In Baghdad’s Tayaran Square overnight, protesters threw petrol bombs and stones at police who responded with tear gas and stun grenades, Reuters witnesses said.
Elsewhere in southern Iraq, hundreds of protesters burned tyres and blocked main roads in several cities, including Nassiriya, Kerbala and Amara. They say Prime Minister Adel Abdul Mahdi has not fulfilled promises including naming a new government acceptable to Iraqis.
“They (security forces) should stop shooting and aiming, who are they and who we are? Both sides are Iraqis. So why are you killing your brothers?” said one woman protester in Baghdad who declined to give her name.
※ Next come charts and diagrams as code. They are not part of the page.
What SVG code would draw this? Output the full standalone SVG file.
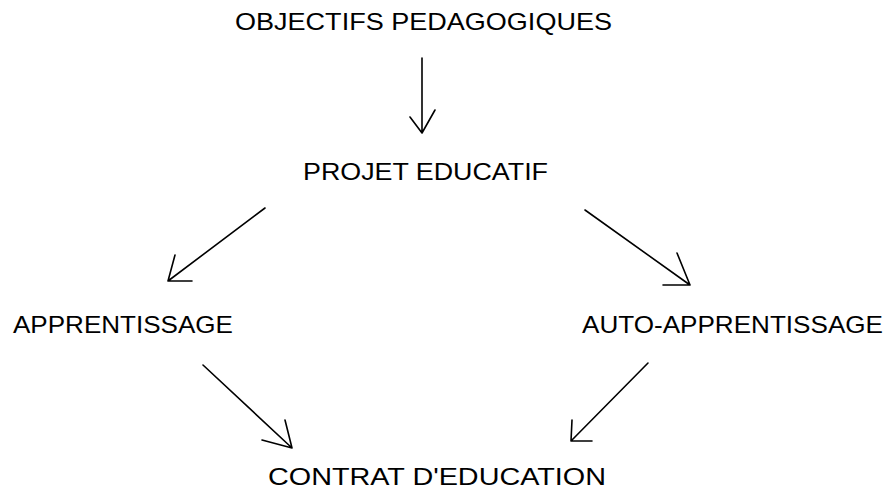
<svg xmlns="http://www.w3.org/2000/svg" width="892" height="490" viewBox="0 0 892 490">
<style>
.t{font-family:"Liberation Sans",Arial,sans-serif;font-size:24px;fill:#000}
.c{fill:none;stroke:#000;stroke-width:1.6;stroke-linecap:round;stroke-linejoin:round}
</style>
<rect width="892" height="490" fill="#fff"/>
<g id="n1"><text class="t" x="235" y="30" textLength="377" lengthAdjust="spacingAndGlyphs">OBJECTIFS PEDAGOGIQUES</text></g>
<g id="n2"><text class="t" x="303" y="180" textLength="245" lengthAdjust="spacingAndGlyphs">PROJET EDUCATIF</text></g>
<g id="n3"><text class="t" x="13" y="333" textLength="220" lengthAdjust="spacingAndGlyphs">APPRENTISSAGE</text></g>
<g id="n4"><text class="t" x="582" y="333" textLength="301" lengthAdjust="spacingAndGlyphs">AUTO-APPRENTISSAGE</text></g>
<g id="n5"><text class="t" x="268" y="485" textLength="338" lengthAdjust="spacingAndGlyphs">CONTRAT D'EDUCATION</text></g>
<g id="connectors">
<path class="c" d="M422,58 L422,133 M410,117 L422,133 L435,110"/>
<path class="c" d="M265,208 L168,281 M175,255 L168,281 L192,281"/>
<path class="c" d="M585,210 L690,285 M677,253 L690,285 L663,285"/>
<path class="c" d="M203,365 L292,448 M285,420 L292,448 L262,440"/>
<path class="c" d="M648,363 L571,441 M572,420 L571,441 L592,441"/>
</g>
</svg>
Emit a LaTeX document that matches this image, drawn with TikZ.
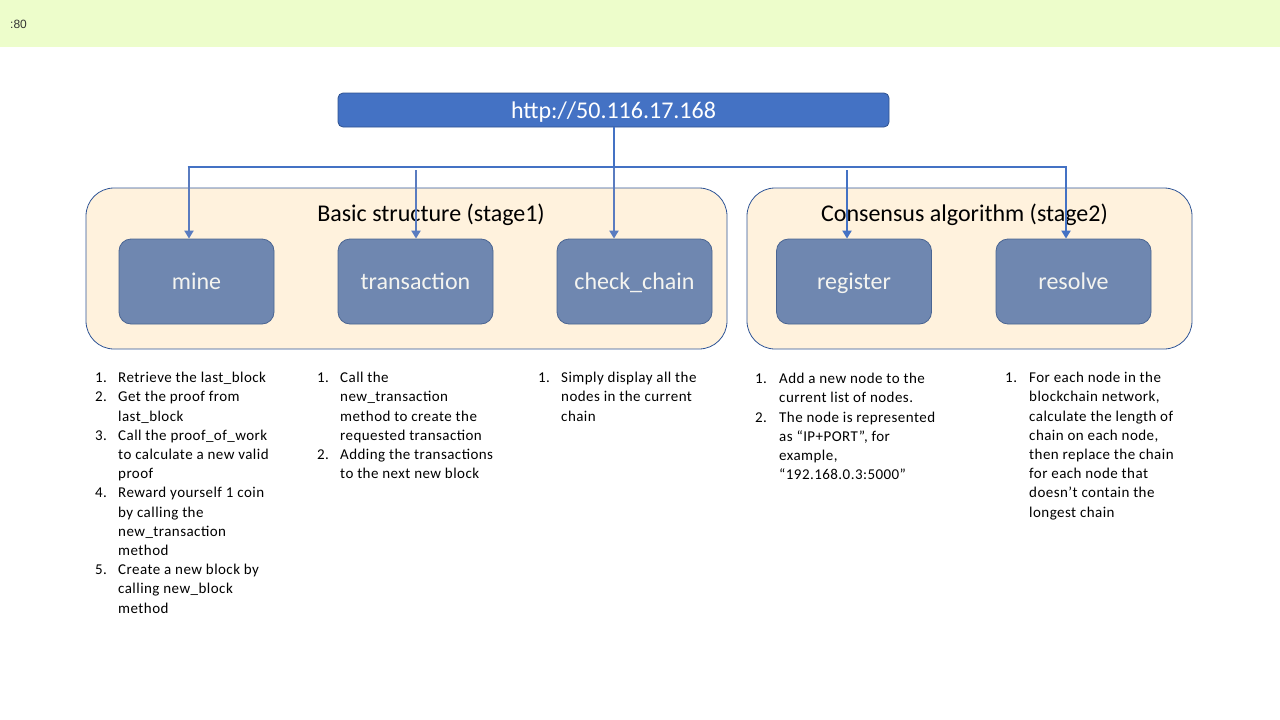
\documentclass[tikz,border=0pt]{standalone}
\usepackage{fontspec}
\setmainfont{Carlito}
\newfontfamily\arialf{Liberation Sans}
\newfontfamily\listfont{Carlito}[LetterSpace=3]
\usetikzlibrary{arrows.meta}
\definecolor{band}{HTML}{EDFDCB}
\definecolor{grpfill}{HTML}{FFF2DD}
\definecolor{grpline}{HTML}{2F5597}
\definecolor{httpfill}{HTML}{4472C4}
\definecolor{httpline}{HTML}{2F528F}
\definecolor{boxfill}{HTML}{6F87B0}
\definecolor{boxline}{HTML}{4A6592}
\definecolor{boxtext}{HTML}{F4F4F0}
\definecolor{conn}{HTML}{4472C4}
\definecolor{conn2}{HTML}{5A7CC0}
\tikzset{
  grp/.style={draw=grpline, line width=0.8pt, fill=grpfill, rounded corners=28pt},
  apibox/.style={draw=boxline, line width=0.8pt, fill=boxfill, rounded corners=12pt,
    minimum width=155pt, minimum height=85pt, inner sep=0pt, text=boxtext,
    text height=16pt, text depth=0pt,
    font=\fontsize{24}{29}\selectfont},
  grptitle/.style={font=\fontsize{24}{29}\selectfont, text=black, inner sep=0pt,
    text height=16pt, text depth=0pt},
  wire/.style={draw=conn, line width=2.6pt},
  arr/.style={draw=conn, line width=2.6pt, -{Triangle[length=8pt,width=9pt]}},
  arrb/.style={draw=conn2, line width=2.6pt, -{Triangle[length=8pt,width=9pt]}},
  lst/.style={anchor=north west, inner sep=0pt, font=\listfont\fontsize{15}{19.2}\selectfont, text=black}
}
\begin{document}
\begin{tikzpicture}[x=1pt,y=-1pt]
\useasboundingbox (0,0) rectangle (1280,720);
\fill[band] (0,0) rectangle (1280,47);
\node[anchor=west, inner sep=0pt, font=\arialf\fontsize{12}{14}\selectfont, text=black!80] (port) at (10,24) {:80};

% groups
\draw[grp] (86,188) rectangle (727,349);
\draw[grp] (747,188) rectangle (1192,349);
\node[grptitle] (t1) at (431,213) {Basic structure (stage1)};
\node[grptitle] (t2) at (964.5,213) {Consensus algorithm (stage2)};

% http box
\node[draw=httpline, line width=0.8pt, fill=httpfill, rounded corners=5pt, minimum width=551pt, minimum height=34pt, inner sep=0pt, text=white, text height=16pt, text depth=0pt, font=\fontsize{24}{29}\selectfont] (http) at (613.5,110) {http://50.116.17.168};

% api boxes
\node[apibox] (mine) at (196.5,281.5) {mine};
\node[apibox] (trans) at (415.5,281.5) {transaction};
\node[apibox] (check) at (634.5,281.5) {check\_chain};
\node[apibox] (reg) at (854,281.5) {register};
\node[apibox] (res) at (1073.5,281.5) {resolve};

% connectors
\coordinate (hub) at (614,167);
\coordinate (hl) at (189,167);
\coordinate (hr) at (1066,167);
\coordinate (tt) at (416,170);
\coordinate (rt) at (847,170);
\coordinate (ct) at (614,170);
\draw[wire] (http.south -| hub) -- (hub);
\draw[wire] ([xshift=-1.3pt]hl) -- ([xshift=1.3pt]hr);
\draw[arrb] ([yshift=-1.3pt]hl) -- (hl |- mine.north);
\draw[arrb] (tt) -- (tt |- trans.north);
\draw[arrb] ([yshift=-1.3pt]hub) -- (ct |- check.north);
\draw[arr] (rt) -- (rt |- reg.north);
\draw[arr] ([yshift=-1.3pt]hr) -- (hr |- res.north);

% lists
\node[lst] (l1) at (95,369) {\begin{tabular}{@{}p{23pt}@{}l@{}}
1. & Retrieve the last\_block\\
2. & Get the proof from\\
   & last\_block\\
3. & Call the proof\_of\_work\\
   & to calculate a new valid\\
   & proof\\
4. & Reward yourself 1 coin\\
   & by calling the\\
   & new\_transaction\\
   & method\\
5. & Create a new block by\\
   & calling new\_block\\
   & method
\end{tabular}};
\node[lst] (l2) at (317,369) {\begin{tabular}{@{}p{23pt}@{}l@{}}
1. & Call the\\
   & new\_transaction\\
   & method to create the\\
   & requested transaction\\
2. & Adding the transactions\\
   & to the next new block
\end{tabular}};
\node[lst] (l3) at (538,369) {\begin{tabular}{@{}p{23pt}@{}l@{}}
1. & Simply display all the\\
   & nodes in the current\\
   & chain
\end{tabular}};
\node[lst] (l4) at (755,370) {\begin{tabular}{@{}p{24pt}@{}l@{}}
1. & Add a new node to the\\
   & current list of nodes.\\
2. & The node is represented\\
   & as “IP+PORT”, for\\
   & example,\\
   & “192.168.0.3:5000”
\end{tabular}};
\node[lst] (l5) at (1005,369) {\begin{tabular}{@{}p{24pt}@{}l@{}}
1. & For each node in the\\
   & blockchain network,\\
   & calculate the length of\\
   & chain on each node,\\
   & then replace the chain\\
   & for each node that\\
   & doesn’t contain the\\
   & longest chain
\end{tabular}};
\end{tikzpicture}
\end{document}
Baghdad police said its forces had successfully reopened all the roads that were closed by “violent gatherings”.
Mass protests have gripped Iraq since Oct. 1, with mostly young protesters demanding an overhaul of a political system they see as profoundly corrupt and as keeping most Iraqis in poverty. More than 450 people have been killed.
Numbers had dwindled but protests resumed last week as demonstrators sought to keep up momentum after attention turned to the threat of a U.S.-Iran conflict following Washington’s killing of Tehran’s top general in an air strike inside Iraq.
The killing of Qassem Soleimani, to which Tehran responded with a ballistic missile attack on two Iraqi military bases, has highlighted the influence of some foreign powers in Iraq, especially Iran and the United States.